The country’s inability to think beyond regional lines is a core challenge. It continues to generate divisive inter-provincial squabbles and resource development inertia. Discouraging enough from within Canada’s borders, that national dithering is amplified many times in the wider world. Ottawa’s Bill C-69, the latest initiative promising to stifle development and investment, will provide another reason for investment dollars to migrate to countries that have more welcoming business climates.

As the Investment Industry Association of Canada pointed out in a pre-budget submission, foreign direct investment in Canada dropped 26% in 2017 to $33.8 billion, the lowest it’s been since 2010.

But external investment is not the only challenge the country faces.
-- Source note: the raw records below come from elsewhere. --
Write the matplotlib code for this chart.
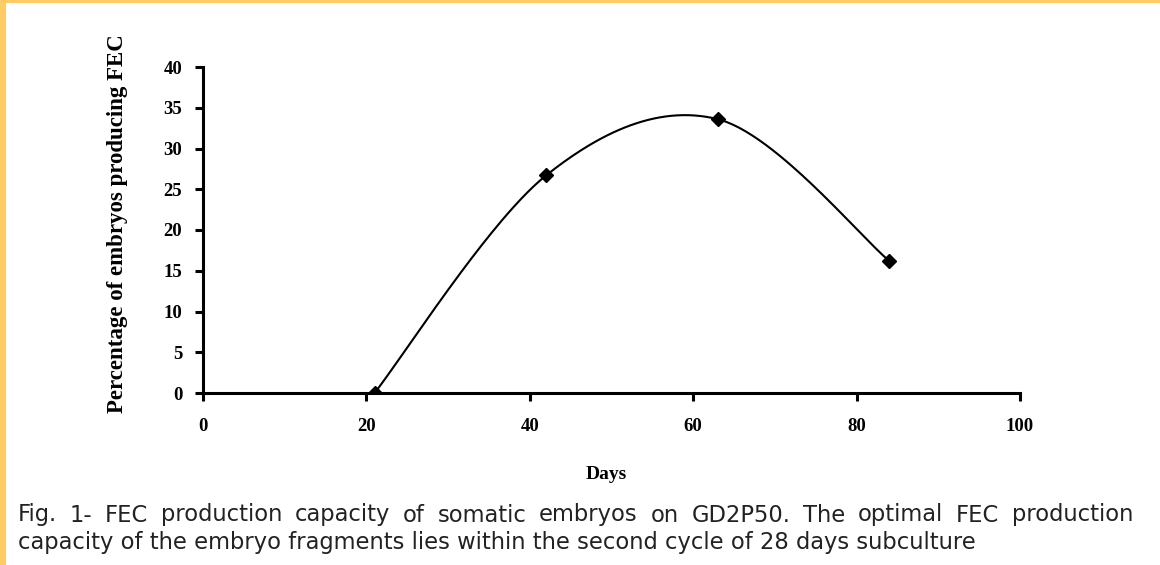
import numpy as np
import matplotlib
matplotlib.use('Agg')
import matplotlib.pyplot as plt
from matplotlib.patches import Rectangle

# data
days = [21, 42, 63, 84]
fec_pct = [0.0, 26.7, 33.6, 16.2]
x_ticks = [0, 20, 40, 60, 80, 100]
y_ticks = [0, 5, 10, 15, 20, 25, 30, 35, 40]

caption_1 = "Fig. 1- FEC production capacity of somatic embryos on GD2P50. The optimal FEC production"
caption_2 = "capacity of the embryo fragments lies within the second cycle of 28 days subculture"


def smooth(xs, ys, n=60):
    # Excel-like smoothed line (Catmull-Rom through the points)
    pts = np.column_stack([xs, ys]).astype(float)
    out = []
    for i in range(len(pts) - 1):
        p0 = pts[i - 1] if i > 0 else pts[i]
        p1 = pts[i]
        p2 = pts[i + 1]
        p3 = pts[i + 2] if i + 2 < len(pts) else pts[i + 1]
        c1 = p1 + (p2 - p0) / 6
        c2 = p2 - (p3 - p1) / 6
        t = np.linspace(0, 1, n)[:, None]
        seg = ((1 - t) ** 3) * p1 + 3 * ((1 - t) ** 2) * t * c1 + 3 * (1 - t) * t ** 2 * c2 + t ** 3 * p2
        out.append(seg)
    out = np.vstack(out)
    return out[:, 0], out[:, 1]


W, H = 1160, 565
fig = plt.figure(figsize=(W / 100, H / 100), dpi=100)
fig.patch.set_facecolor('white')

# orange frame (left and top)
fig.patches.append(Rectangle((0, 0), 6 / W, 1, transform=fig.transFigure,
                             facecolor='#ffcb66', edgecolor='none'))
fig.patches.append(Rectangle((0, 1 - 3 / H), 1, 3 / H, transform=fig.transFigure,
                             facecolor='#ffcb66', edgecolor='none'))

ax = fig.add_axes([203 / W, 1 - 393 / H, 817 / W, 326 / H])

sx, sy = smooth(days, fec_pct)
ax.plot(sx, sy, color='black', lw=1.5)
ax.plot(days, fec_pct, linestyle='none', marker='D', color='black', markersize=7)

ax.set_xlim(0, 100)
ax.set_ylim(0, 40)
ax.set_xticks(x_ticks)
ax.set_yticks(y_ticks)

serif = {'family': 'Liberation Serif', 'weight': 'bold', 'size': 13.5}
ax.set_xticklabels([str(v) for v in x_ticks], fontdict=serif)
ax.set_yticklabels([str(v) for v in y_ticks], fontdict=serif)

for s in ['top', 'right']:
    ax.spines[s].set_visible(False)
for s in ['left', 'bottom']:
    ax.spines[s].set_linewidth(2.2)
ax.tick_params(axis='both', direction='out', length=6, width=2.2)
ax.tick_params(axis='x', pad=12)
ax.tick_params(axis='y', pad=9)

ax.set_ylabel('Percentage of embryos producing FEC', fontdict={'family': 'Liberation Serif',
                                                              'weight': 'bold', 'size': 16.5})
ax.yaxis.set_label_coords(-0.092, 0.52)
ax.set_xlabel('Days', fontdict={'family': 'Liberation Serif', 'weight': 'bold', 'size': 14})
ax.xaxis.set_label_coords(0.494, -0.224)

# caption: first line justified to the right edge, second line left aligned
cap_font = dict(fontsize=16.3, family='DejaVu Sans', color='#222222', va='baseline', ha='left')
renderer = fig.canvas.get_renderer()
words = caption_1.split()
left, right = 18, 1133
widths = []
for w in words:
    t = fig.text(0, 0, w, **cap_font)
    widths.append(t.get_window_extent(renderer).width)
    t.remove()
gap = (right - left - sum(widths)) / (len(words) - 1)
x = left
for w, wd in zip(words, widths):
    fig.text(x / W, 1 - 521.5 / H, w, **cap_font)
    x += wd + gap
fig.text(left / W, 1 - 548.5 / H, caption_2, **cap_font)

fig.savefig('out.png', dpi=100)
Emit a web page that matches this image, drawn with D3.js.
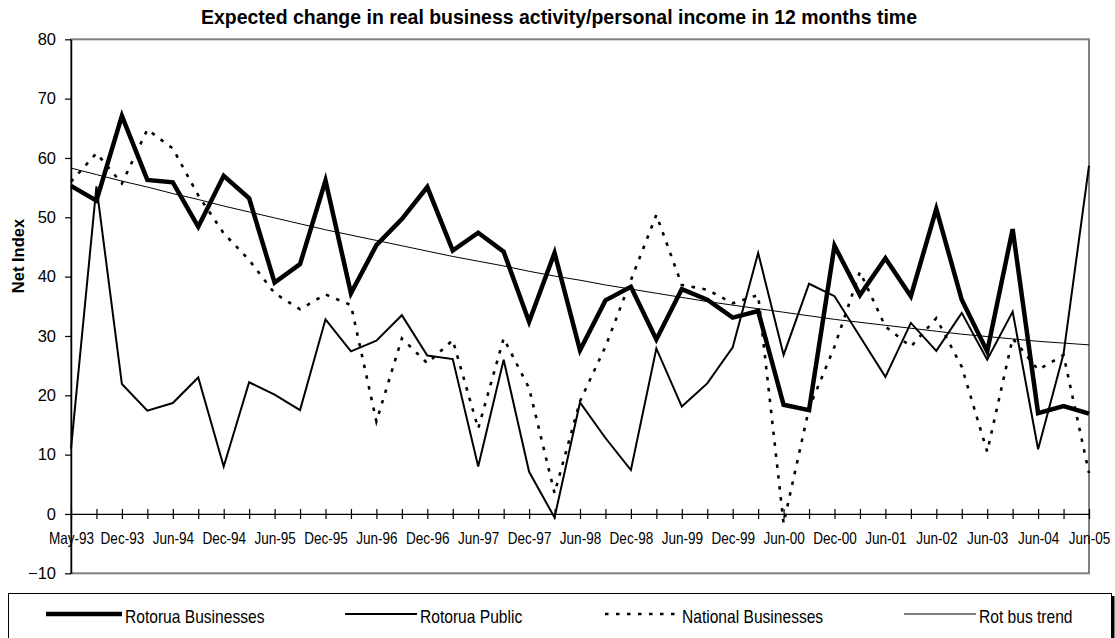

Canada is burdened with a Byzantine taxation system that deters rather than encourages productivity and innovation. The country’s infrastructure in a vast land with a relatively small population is inadequate, and Canada has neither the business and human resources nor the political will to innovate in an era when innovation is quickly separating winners from losers in the global economy.

B.C.’s Metro Vancouver region is hobbled further with living and housing costs that make it increasingly difficult for companies – innovative or other – to attract and retain the talent they need to survive and grow.

Morneau’s 2019 budget predictably focuses more on federal Liberal re-election strategies than on doing what is right for the economic engine that drives the country’s standard of living. In doing so, it confirms the perception held elsewhere that Canada remains a big land governed by small thinkers. 

Until that changes, the country will continue to be a subservient resource bank for the United States and a Vancouver will remain a small-town transpacific backwater.